Auf Seite 251 findet sich folgender Eintrag, den man dem Ganzen vielleicht voransetzen kann:

Vernunft weiß nur, daß sie Vernunft ist, wenn sie bis zum Herzenswunsch zum letzten Wollen hinführen kann; und so ist Zusammenhang da für ein Meer von Daseyn, vor und hinter uns; und nicht kommt es auf unser schwankendes unglücksseeliges Schiff an; … Für die beßten ist das Ellement nur Trost, und Leitung, in der harten schmeichlenden unbesiegten Fahrt. … Alles ist Zwang; Zwang zur höchsten Freyheit, und Zustimmung.

Zum ersten Mal sind die Tagebücher und Aufzeichnungen Rahel Levin Varnhagens vollständig erschienen. Dieses Buch ist ein großartiges Dokument eines Denkens, das in vielerlei Hinsicht grenzüberschreitend ist, das zwischen den Genres springt und zwischen den Sprachen, dem zu folgen man zuweilen schon eine gründliche Edition benötigt und einen umfangreichen Apparat. Beides liefert dieser Band, gründlich ediert und herausgegeben von Ursula Isselstein.

Fast ein historischer Roman ist dabei die Editionsgeschichte selber, die die Herausgeberin im Nachwort beschreibt. Lange Zeit galten Levin-Varnhagens Aufzeichnungen, also die Hand-schriften und Manuskripte, als verschollen.

Seit Ende der siebziger Jahre die Varnhagen-Sammlung in Krakau wiederentdeckt wurde, finden sich Rahel-Editoren in einer scheinbar idealen Lage: eine wohlgeordnete, gut betreute und für die Forschung zugängliche Sammlung ohne wesentliche Kriegsverluste.

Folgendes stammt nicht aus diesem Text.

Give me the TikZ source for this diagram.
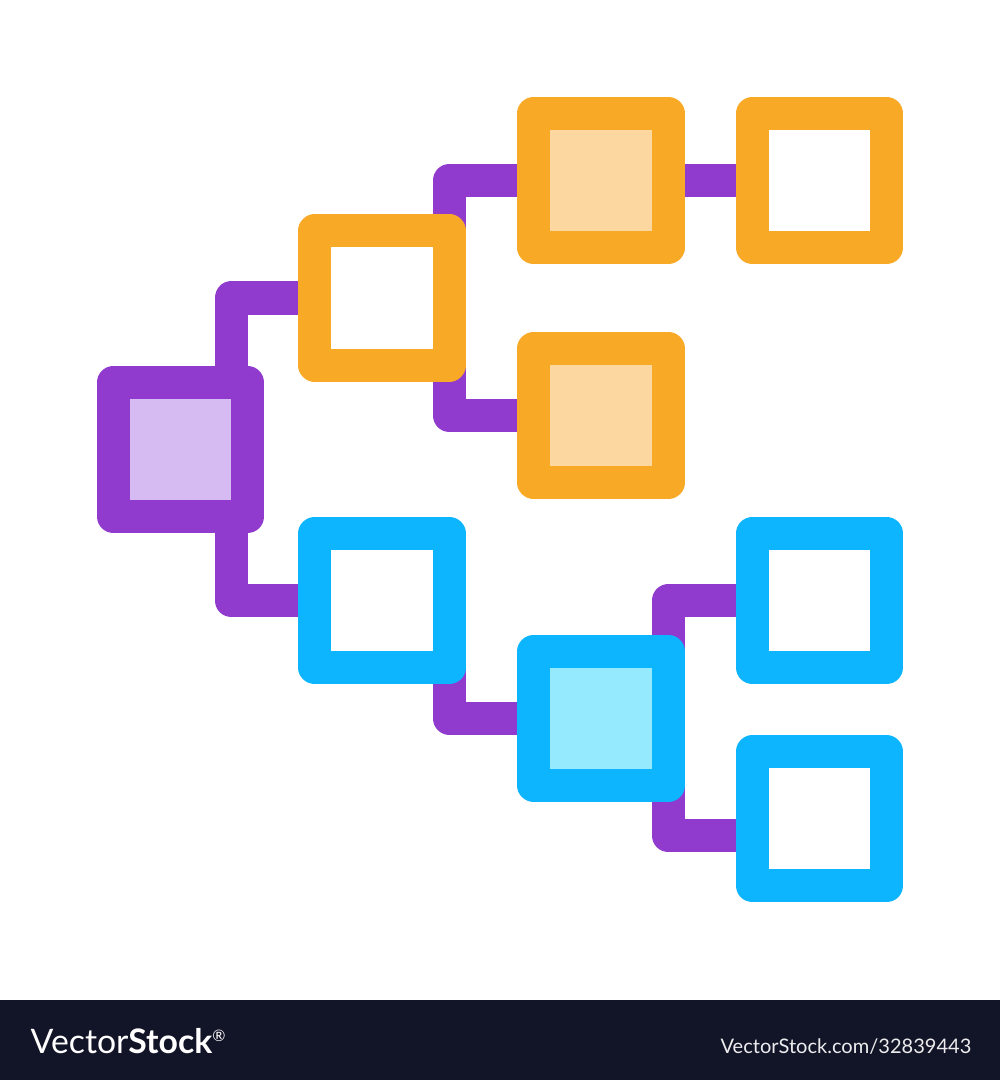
\documentclass[tikz,border=0pt]{standalone}
\usepackage{fontspec}
\setmainfont{Lato}
\usetikzlibrary{backgrounds}
\definecolor{lilac}{RGB}{145,59,206}
\definecolor{lilacpale}{RGB}{213,187,242}
\definecolor{amber}{RGB}{248,169,37}
\definecolor{amberpale}{RGB}{253,215,160}
\definecolor{sky}{RGB}{12,181,253}
\definecolor{skypale}{RGB}{150,234,254}
\definecolor{ink}{RGB}{18,20,39}
\tikzstyle{blk}=[shape=rectangle, line width=3.3mm, line join=round, minimum size=13.4mm, inner sep=0pt, outer sep=0pt]
\tikzstyle{lnk}=[draw=lilac, line width=3.3mm, line join=round]

\begin{document}
\begin{tikzpicture}[x=0.01cm,y=-0.01cm]
\useasboundingbox (0,0) rectangle (1000,1080);

\node (r0) [blk,draw=lilac,fill=lilacpale] at (180.5,449.5) {};
\node (o1) [blk,draw=amber,fill=white] at (382,298) {};
\node (o2) [blk,draw=amber,fill=amberpale] at (601,180.5) {};
\node (o3) [blk,draw=amber,fill=white] at (819.5,180.5) {};
\node (o4) [blk,draw=amber,fill=amberpale] at (601,415.5) {};
\node (b1) [blk,draw=sky,fill=white] at (382,600.5) {};
\node (b2) [blk,draw=sky,fill=skypale] at (601,718.3) {};
\node (b3) [blk,draw=sky,fill=white] at (819.5,600.5) {};
\node (b4) [blk,draw=sky,fill=white] at (819.5,818.8) {};

\begin{scope}[on background layer]
\fill[white] (0,0) rectangle (1000,1000);
\draw[lnk] (o1.center) -| ([xshift=5.05mm]r0.center);
\draw[lnk] (b1.center) -| ([xshift=5.05mm]r0.center);
\draw[lnk] (o2.center) -| ([xshift=6.73mm]o1.center);
\draw[lnk] (o4.center) -| ([xshift=6.73mm]o1.center);
\draw[lnk] (o2.center) -- (o3.center);
\draw[lnk] (b2.center) -| ([xshift=6.73mm]b1.center);
\draw[lnk] (b3.center) -| ([xshift=6.73mm]b2.center);
\draw[lnk] ([yshift=-1.7mm]b4.center) -| ([xshift=6.73mm]b2.center);
\end{scope}

% footer band
\fill[ink] (0,1000) rectangle (1000,1080);
\node (logo) [anchor=base west, inner sep=0pt, text=white, font=\fontsize{9.6pt}{12pt}\selectfont] at (30,1053) {Vector\textbf{Stock}\raisebox{3.2pt}{\fontsize{4.5pt}{5pt}\selectfont ®}};
\node (url) [anchor=base east, inner sep=0pt, text=white!92!ink, font=\fontsize{5.7pt}{7pt}\selectfont] at (972,1053) {VectorStock.com/32839443};

\end{tikzpicture}
\end{document}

Dennoch sollte eine ganze Zeit vergehen, bis jetzt die Aufzeichnungen in dieser Form erschienen sind, also ohne, dass Freunde oder Editoren eine Auswahl treffen und diese Gedanken und Notizen in zweiter Hand ordnen.

Denn dort (in vorherigen Editionen JK) sind die den Tagebüchern entnommenen, meist aphoristischen, reflexiven oder kritischen Texte mit den Briefen, und von diesen fast erdrückt, zu einem neuen 'autobiografischen Text' verschmolzen; umgekehrt haben sich einige Aphorismen und Reflexionen als Brieftexte entpuppt.

In dieser Ausgabe liegen die Aufzeichnungen und Gedanken nun gewissermaßen roh vor, und es zeichnen sich Reflexionen ab, aber auch kurze Geschichten und Dramen, z.B. angesichts eines Briefentwurfes an den Vater eines jungen Mannes, den Rahel, um dessen Not zu lindern, Geld geliehen hatte, obwohl sie selbst Not litt. Der Vater, wohlhabend, schien von der Transaktion seines Sohnes nichts wissen zu dürfen, so dass der Brief zwischen Wut und Verlegenheit schwankt. Aber das ist nur eine eher randständige Geschichte.


Rahel Levin Varnhagen: Tagebücher und Aufzeichnungen. Hrsg. von Ursula Isselstein. Göttingen (Wallstein Verlag) 2019. 1064 Seiten. 98,00 Euro.